Direction:
Copy exactly, and only, the lines below from the first through the one containing "fig = go.Figure()", both included; pictures are omitted.

Data block:

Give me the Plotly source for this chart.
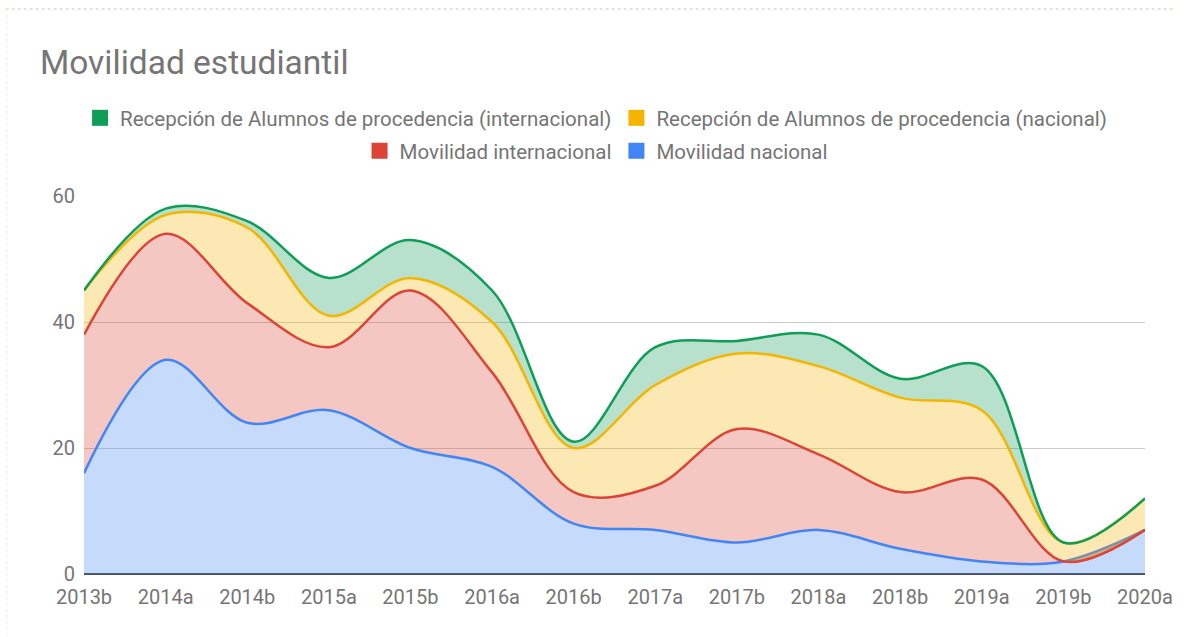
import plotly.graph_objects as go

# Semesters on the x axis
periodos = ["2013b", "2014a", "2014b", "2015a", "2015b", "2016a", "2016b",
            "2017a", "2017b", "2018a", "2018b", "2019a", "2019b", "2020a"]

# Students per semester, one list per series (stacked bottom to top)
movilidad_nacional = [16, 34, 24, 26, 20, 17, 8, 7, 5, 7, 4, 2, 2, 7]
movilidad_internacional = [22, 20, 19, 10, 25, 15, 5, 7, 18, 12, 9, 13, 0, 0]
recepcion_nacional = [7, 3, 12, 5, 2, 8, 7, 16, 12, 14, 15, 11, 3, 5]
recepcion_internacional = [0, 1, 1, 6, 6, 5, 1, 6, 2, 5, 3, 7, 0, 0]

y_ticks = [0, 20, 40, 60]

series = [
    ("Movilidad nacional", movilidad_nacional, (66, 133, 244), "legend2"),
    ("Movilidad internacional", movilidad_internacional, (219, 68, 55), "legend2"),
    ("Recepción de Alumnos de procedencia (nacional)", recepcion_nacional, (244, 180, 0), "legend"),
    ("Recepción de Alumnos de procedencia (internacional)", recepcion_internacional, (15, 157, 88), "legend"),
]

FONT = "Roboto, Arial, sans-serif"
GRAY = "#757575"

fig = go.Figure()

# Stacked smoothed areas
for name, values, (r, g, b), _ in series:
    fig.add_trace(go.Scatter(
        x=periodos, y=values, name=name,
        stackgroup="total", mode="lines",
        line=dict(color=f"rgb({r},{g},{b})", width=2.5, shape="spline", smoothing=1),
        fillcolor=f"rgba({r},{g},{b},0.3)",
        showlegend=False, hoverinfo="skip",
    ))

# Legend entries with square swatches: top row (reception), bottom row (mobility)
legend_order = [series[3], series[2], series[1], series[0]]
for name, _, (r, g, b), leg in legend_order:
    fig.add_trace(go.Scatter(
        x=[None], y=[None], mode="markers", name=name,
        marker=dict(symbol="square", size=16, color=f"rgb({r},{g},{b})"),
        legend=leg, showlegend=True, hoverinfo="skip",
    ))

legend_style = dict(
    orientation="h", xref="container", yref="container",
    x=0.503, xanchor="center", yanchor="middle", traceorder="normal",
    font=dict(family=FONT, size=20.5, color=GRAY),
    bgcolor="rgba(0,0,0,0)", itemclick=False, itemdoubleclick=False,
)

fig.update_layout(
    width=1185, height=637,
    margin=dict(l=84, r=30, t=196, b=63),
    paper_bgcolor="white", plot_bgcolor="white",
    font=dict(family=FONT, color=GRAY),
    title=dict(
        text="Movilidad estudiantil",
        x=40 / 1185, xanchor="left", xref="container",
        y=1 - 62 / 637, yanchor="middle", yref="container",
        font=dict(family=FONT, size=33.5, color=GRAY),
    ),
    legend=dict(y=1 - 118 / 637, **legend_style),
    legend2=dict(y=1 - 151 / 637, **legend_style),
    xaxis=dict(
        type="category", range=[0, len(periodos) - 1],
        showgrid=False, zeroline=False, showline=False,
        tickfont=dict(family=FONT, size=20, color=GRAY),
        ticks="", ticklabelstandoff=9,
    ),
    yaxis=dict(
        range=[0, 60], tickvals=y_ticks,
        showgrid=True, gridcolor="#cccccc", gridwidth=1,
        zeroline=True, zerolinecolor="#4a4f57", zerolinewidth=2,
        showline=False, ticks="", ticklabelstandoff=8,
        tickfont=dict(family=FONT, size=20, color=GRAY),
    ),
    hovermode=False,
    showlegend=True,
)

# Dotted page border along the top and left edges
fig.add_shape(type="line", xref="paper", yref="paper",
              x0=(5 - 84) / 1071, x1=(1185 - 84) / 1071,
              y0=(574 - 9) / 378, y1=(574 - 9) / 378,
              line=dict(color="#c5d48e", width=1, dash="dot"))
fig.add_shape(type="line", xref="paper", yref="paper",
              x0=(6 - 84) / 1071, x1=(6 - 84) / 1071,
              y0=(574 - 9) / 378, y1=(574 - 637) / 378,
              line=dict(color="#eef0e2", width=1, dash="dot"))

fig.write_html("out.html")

Correct result:
Give me the Plotly source for this chart.
import plotly.graph_objects as go

# Semesters on the x axis
periodos = ["2013b", "2014a", "2014b", "2015a", "2015b", "2016a", "2016b",
            "2017a", "2017b", "2018a", "2018b", "2019a", "2019b", "2020a"]

# Students per semester, one list per series (stacked bottom to top)
movilidad_nacional = [16, 34, 24, 26, 20, 17, 8, 7, 5, 7, 4, 2, 2, 7]
movilidad_internacional = [22, 20, 19, 10, 25, 15, 5, 7, 18, 12, 9, 13, 0, 0]
recepcion_nacional = [7, 3, 12, 5, 2, 8, 7, 16, 12, 14, 15, 11, 3, 5]
recepcion_internacional = [0, 1, 1, 6, 6, 5, 1, 6, 2, 5, 3, 7, 0, 0]

y_ticks = [0, 20, 40, 60]

series = [
    ("Movilidad nacional", movilidad_nacional, (66, 133, 244), "legend2"),
    ("Movilidad internacional", movilidad_internacional, (219, 68, 55), "legend2"),
    ("Recepción de Alumnos de procedencia (nacional)", recepcion_nacional, (244, 180, 0), "legend"),
    ("Recepción de Alumnos de procedencia (internacional)", recepcion_internacional, (15, 157, 88), "legend"),
]

FONT = "Roboto, Arial, sans-serif"
GRAY = "#757575"

fig = go.Figure()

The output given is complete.